Sanitization techniques further strengthen defenses by avoiding the deprecated "user:password" format in the userinfo subcomponent (e.g., https://user:[email protected]), which can expose credentials in logs or referrals. Per RFC 3986, this format is deprecated for security reasons, and modern implementations typically do not support or use userinfo for authentication. Canonicalization normalizes URLs to prevent bypasses, such as converting %u003c (overlong UTF-16 encoding for <) to its standard form and resolving equivalent representations like multiple slashes (///) to a single one, reducing ambiguity exploited in server-side request forgery (SSRF). The OWASP Application Security Verification Standard (ASVS) recommends these practices, emphasizing context-aware encoding for dynamic URL construction and regular audits for parser inconsistencies across components.
Modern Applications
URLs in APIs and Web Services
In RESTful APIs, URLs function as the primary means of identifying and accessing resources, serving as endpoints that encapsulate the API's structure and enable standardized interactions. According to the REST architectural style outlined by Roy Fielding, resources are named using uniform resource identifiers (URIs), such as URLs, to maintain a stateless, cacheable interface where HTTP methods like GET, POST, PUT, and DELETE operate on specific paths. For instance, a URL likehttps://api.example.com/users/{id} represents a unique user resource, with {id} as a path parameter that allows precise targeting without embedding state in the URI itself. This approach promotes scalability by decoupling clients from server implementations, relying on the URL's hierarchical structure to reflect resource relationships.[55]
Query parameters further enhance URL expressiveness in web services, allowing dynamic modification of requests for tasks like pagination, sorting, and filtering without altering the core endpoint. Common examples include ?page=2 to retrieve the second page of results in a paginated list or ?category=tech&sort=desc to filter and order items by technology category in descending order. The OpenAPI Specification standardizes the documentation of these parameters, defining them with attributes like type, default, and enum to specify valid values, ensuring interoperability across tools and clients. For arrays or objects in queries, serialization styles such as form or spaceDelimited handle complex data, as seen in filtering operations that pass structured criteria like ?filter[status]=active. This practice, rooted in HTTP conventions, optimizes data retrieval efficiency in large-scale services.[56]
In Web3 and decentralized architectures, URLs extend traditional schemes to support content-addressed and blockchain-integrated identifiers, facilitating peer-to-peer interactions. The InterPlanetary File System (IPFS) employs the ipfs:// scheme followed by a Content Identifier (CID), such as ipfs://QmPK1s3pNYLiq9ERiq3BDxKa4XosgWwFRQUydHUtz4YgpqB, to reference immutable files distributed across nodes, verified via cryptographic hashes like SHA-256. Complementing this, the Ethereum Name Service (ENS) maps human-readable names like vitalik.eth to Ethereum addresses or content hashes, enabling URL resolution for decentralized applications (dApps); for example, vitalik.eth can link to an IPFS-hosted site accessible via gateways like vitalik.eth.limo. These mechanisms integrate blockchain identifiers into URL patterns, allowing seamless navigation in ecosystems where central authority is absent.[57][58]

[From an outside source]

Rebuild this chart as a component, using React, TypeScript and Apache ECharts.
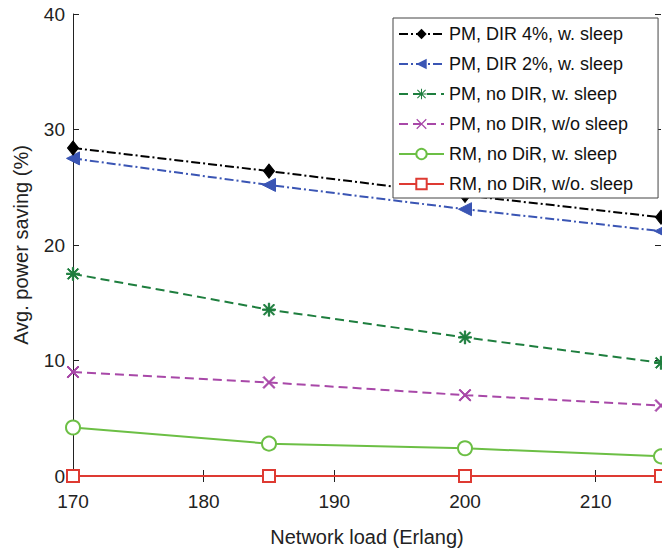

Microservices architectures leverage URL routing to direct traffic across distributed services, with load balancers distributing requests based on path patterns to ensure high availability and fault tolerance. In setups like those using Google Cloud Load Balancing, URL maps route requests—such as /orders to an order-processing service—while applying rules for host, path, and headers to balance load via methods like round-robin or weighted distribution. Post-2015, the evolution of serverless computing has amplified this through platforms like AWS API Gateway, launched in 2015, which dynamically routes URLs to Lambda functions, handling HTTP endpoints with features like throttling and authorization for event-driven, scalable APIs without infrastructure management. This shift has enabled microservices to operate in fully managed environments, where URL patterns trigger serverless executions across global edges.[59]